**EXERCISE REQUIREMENTS**
Take the lines from the beginning of the material through the line containing "from bokeh.resources import INLINE" and retype them exactly, leaving the pictures out.

**MATERIAL**
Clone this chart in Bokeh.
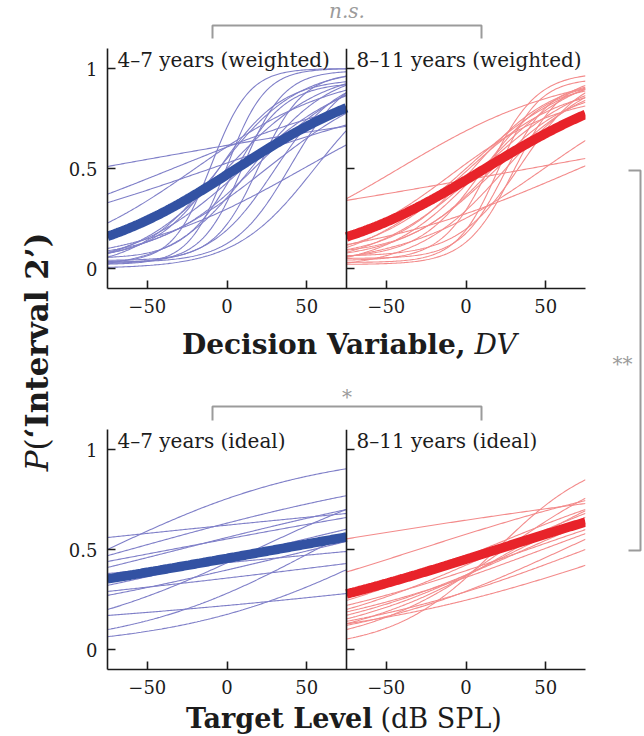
import numpy as np
from bokeh.plotting import figure
from bokeh.models import Range1d, FixedTicker, Span, Label
from bokeh.layouts import row, column
from bokeh.embed import file_html
from bokeh.resources import INLINE

# ---------------- data ----------------
# Each curve is a fitted logistic psychometric function:
#   P(x) = floor + (ceil - floor) / (1 + exp(-(x - x50) / spread))
X_TICKS = [-50, 0, 50]
Y_TICKS = [0, 0.5, 1]
Y_TICK_LABELS = ["0", "0.5", "1"]
PANEL_TITLES = ["4–7 years (weighted)", "8–11 years (weighted)",
                "4–7 years (ideal)", "8–11 years (ideal)"]

YOUNG_W_X50 = [-82, -34, -10, -20, 48, 25, 10, 0, 15, -5, -10, 0, 10, 20, 5, 30, 40, -5, 55, 20]
YOUNG_W_SPREAD = [174, 78, 91, 45, 56, 40, 35, 30, 25, 25, 12, 12, 13, 14, 16, 20, 18, 20, 25, 30]
YOUNG_W_FLOOR = [0, 0, 0, 0, 0, 0, 0, 0, 0, 0, .03, .02, .03, .04, .05, .02, .03, .05, 0, .05]
YOUNG_W_CEIL = [1, 1, 1, 1, 1, 1, 1, 1, 1, 1, 1, 1, .99, .98, .93, .97, 1, .95, 1, 1]
YOUNG_W_MEAN = [6, 49]          # x50, spread

OLD_W_X50 = [-42, 40, 71, 49, 15, 20, 25, 10, 5, 15, 30, 0, 20, -10, 35, 10, 25, 10, 0]
OLD_W_SPREAD = [53, 174, 73, 45, 15, 13, 14, 20, 25, 25, 15, 30, 30, 35, 20, 35, 28, 30, 35]
OLD_W_FLOOR = [0, 0, 0, 0, .04, .03, .05, .05, .06, .07, .02, .05, .04, .05, .06, 0, 0, 0, 0]
OLD_W_CEIL = [1, 1, 1, 1, .98, .95, .93, .92, .95, .90, .96, .92, .97, .88, .99, 1, 1, 1, 1]
OLD_W_MEAN = [12, 52]

YOUNG_I_X50 = [-75, -145, -61, -30, 88, 22, 144, 54, 18, 296, 56, 102, -35]
YOUNG_I_SPREAD = [67, 292, 113, 124, 333, 129, 245, 130, 67, 234, 59.5, 66, 166]
YOUNG_I_MEAN = [31, 175]

OLD_I_X50 = [19, -116, -30, 10.5, 38.7, 22, 48, 37, 33, 75, 105, 61, 24, 30]
OLD_I_SPREAD = [32.5, 192, 98, 76, 90, 70, 84, 71, 63, 83, 94, 68.5, 45, 55]
OLD_I_MEAN = [19.4, 98.8]

# ---------------- style ----------------
SERIF = "DejaVu Serif"
INK = "#1c1c1c"
GREY = "#9b9b9b"
BLUE_THIN = "#7f7fc8"
BLUE_MEAN = "#3352a3"
RED_THIN = "#f38b8b"
RED_MEAN = "#e8232a"

X_LO, X_HI = -75, 75
XS = np.linspace(X_LO, X_HI, 151)

# page geometry (pixels)
LEFT_W, COL_W, RIGHT_W = 58, 535, 49
BORDER_L, BORDER_R = 49, 8
FRAME_X0 = LEFT_W + BORDER_L
FRAME_X1 = LEFT_W + COL_W - BORDER_R
TOTAL_H = 735


def psychometric(x50, spread, floor=None, ceil=None):
    n = len(x50)
    floor = floor if floor is not None else [0] * n
    ceil = ceil if ceil is not None else [1] * n
    ys = [f + (c - f) / (1 + np.exp(-(XS - m) / s))
          for m, s, f, c in zip(x50, spread, floor, ceil)]
    return [XS] * n, ys


def canvas(width, x0, x1, y0, y1):
    """Blank drawing area whose data coordinates are page pixels (y negated)."""
    p = figure(width=width, height=y1 - y0, x_range=Range1d(x0, x1),
               y_range=Range1d(-y1, -y0), x_axis_type=None, y_axis_type=None,
               toolbar_location=None, output_backend="svg", min_border=0,
               outline_line_color=None)
    p.min_border_left = p.min_border_right = p.min_border_top = p.min_border_bottom = 0
    return p


def col_canvas(y0, y1):
    # frames inside the column are aligned with the panel frames
    p = canvas(COL_W, FRAME_X0, FRAME_X1, y0, y1)
    p.min_border_left, p.min_border_right = BORDER_L, BORDER_R
    return p


def bracket(p, xs, ys):
    p.line(xs, [-v for v in ys], line_color=GREY, line_width=2)


def text(p, x, y, s, size, color=INK, style="normal", align="center", angle=0):
    p.add_layout(Label(x=x, y=-y, text=s, text_font=SERIF, text_font_size=size,
                       text_font_style=style, text_color=color, text_align=align,
                       text_baseline="middle", angle=angle))


SHIFT = (X_HI - X_LO)  # right panel offset on the shared frame axis


def panel_row(left, right, titles, height, border_bottom):
    p = figure(width=COL_W, height=height, x_range=Range1d(X_LO, X_HI + SHIFT),
               y_range=Range1d(-0.1, 1.1), toolbar_location=None, output_backend="svg",
               min_border_left=BORDER_L, min_border_right=BORDER_R, min_border_top=0,
               min_border_bottom=border_bottom, outline_line_color=None)
    p.extra_x_ranges = {"right": Range1d(X_LO - SHIFT, X_HI)}
    p.grid.visible = False

    for ax in p.axis:
        ax.axis_line_color = INK
        ax.axis_line_width = 1.6
        ax.major_tick_line_color = INK
        ax.major_tick_line_width = 1.6
        ax.major_tick_in = 8
        ax.major_tick_out = 0
        ax.minor_tick_line_color = None
        ax.major_label_text_font = SERIF
        ax.major_label_text_font_size = "18px"
        ax.major_label_text_color = INK
    p.xaxis.major_label_standoff = 10
    p.yaxis.major_label_standoff = 10

    def lab(t):
        return ("−" + str(-t)) if t < 0 else str(t)

    xt = X_TICKS + [t + SHIFT for t in X_TICKS]
    p.xaxis.ticker = FixedTicker(ticks=xt)
    overrides = {t: lab(t) for t in X_TICKS}
    overrides.update({t + SHIFT: lab(t) for t in X_TICKS})
    p.xaxis.major_label_overrides = overrides
    p.yaxis.ticker = FixedTicker(ticks=Y_TICKS)
    p.yaxis.major_label_overrides = dict(zip(Y_TICKS, Y_TICK_LABELS))

    # spine of the right-hand panel + its inward ticks
    p.add_layout(Span(location=X_HI, dimension="height", line_color=INK, line_width=1.6))
    p.ray(x=[X_HI] * len(Y_TICKS), y=Y_TICKS, length=8, length_units="screen", angle=0,
          line_color=INK, line_width=1.6)

    for (xs, ys, m, thin, thick), rng in ((left, "default"), (right, "right")):
        kw = {} if rng == "default" else {"x_range_name": "right"}
        p.multi_line(xs, ys, line_color=thin, line_width=1.1, **kw)
        p.line(XS, 1 / (1 + np.exp(-(XS - m[0]) / m[1])), line_color=thick,
               line_width=9.5, **kw)

    for title, rng in zip(titles, ("default", "right")):
        p.add_layout(Label(x=X_LO, y=1.043, x_offset=10, text=title, x_range_name=rng,
                           text_font=SERIF, text_font_size="20px", text_color=INK,
                           text_baseline="middle", text_align="left"))
    return p


top = panel_row(
    (*psychometric(YOUNG_W_X50, YOUNG_W_SPREAD, YOUNG_W_FLOOR, YOUNG_W_CEIL), YOUNG_W_MEAN, BLUE_THIN, BLUE_MEAN),
    (*psychometric(OLD_W_X50, OLD_W_SPREAD, OLD_W_FLOOR, OLD_W_CEIL), OLD_W_MEAN, RED_THIN, RED_MEAN),
    PANEL_TITLES[:2], 276, 36)
bottom = panel_row(
    (*psychometric(YOUNG_I_X50, YOUNG_I_SPREAD), YOUNG_I_MEAN, BLUE_THIN, BLUE_MEAN),
    (*psychometric(OLD_I_X50, OLD_I_SPREAD), OLD_I_MEAN, RED_THIN, RED_MEAN),
    PANEL_TITLES[2:], 272, 32)

# ---------------- annotation strips (page-pixel coordinates) ----------------
ns = col_canvas(0, 48)
bracket(ns, [212, 212, 481, 481], [38, 25, 25, 38])
text(ns, 346.5, 10, "n.s.", "20px", GREY, "italic")

mid = col_canvas(324, 429)
text(mid, 465, 343.5, "Decision Variable,", "28px", style="bold", align="right")
text(mid, 474, 343.5, "DV", "28px", style="italic", align="left")
bracket(mid, [212, 212, 481, 481], [420, 406, 406, 420])
text(mid, 346.5, 396.5, "*", "20px", GREY)

bot = col_canvas(701, TOTAL_H)
text(bot, 372, 718, "Target Level", "27px", style="bold", align="right")
text(bot, 380, 718, "(dB SPL)", "27px", align="left")

ylab = canvas(LEFT_W, 0, LEFT_W, 0, TOTAL_H)
ANG = np.pi / 2
A = 438
text(ylab, 36, A, "(", "31px", align="right", angle=ANG)
text(ylab, 36, A + 12, "P", "31px", style="italic", align="right", angle=ANG)
text(ylab, 36, A, "‘Interval 2’)", "31px", style="bold", align="left", angle=ANG)

X_R0 = LEFT_W + COL_W
rbr = canvas(RIGHT_W, X_R0, X_R0 + RIGHT_W, 0, TOTAL_H)
bracket(rbr, [628, 640, 640, 628], [170, 170, 550, 550])
text(rbr, 622, 363, "**", "20px", GREY)

layout = row(ylab, column(ns, top, mid, bottom, bot), rbr)
open("out.html", "w").write(file_html(layout, INLINE))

**ANSWER TO THIS EXERCISE**
Clone this chart in Bokeh.
import numpy as np
from bokeh.plotting import figure
from bokeh.models import Range1d, FixedTicker, Span, Label
from bokeh.layouts import row, column
from bokeh.embed import file_html
from bokeh.resources import INLINE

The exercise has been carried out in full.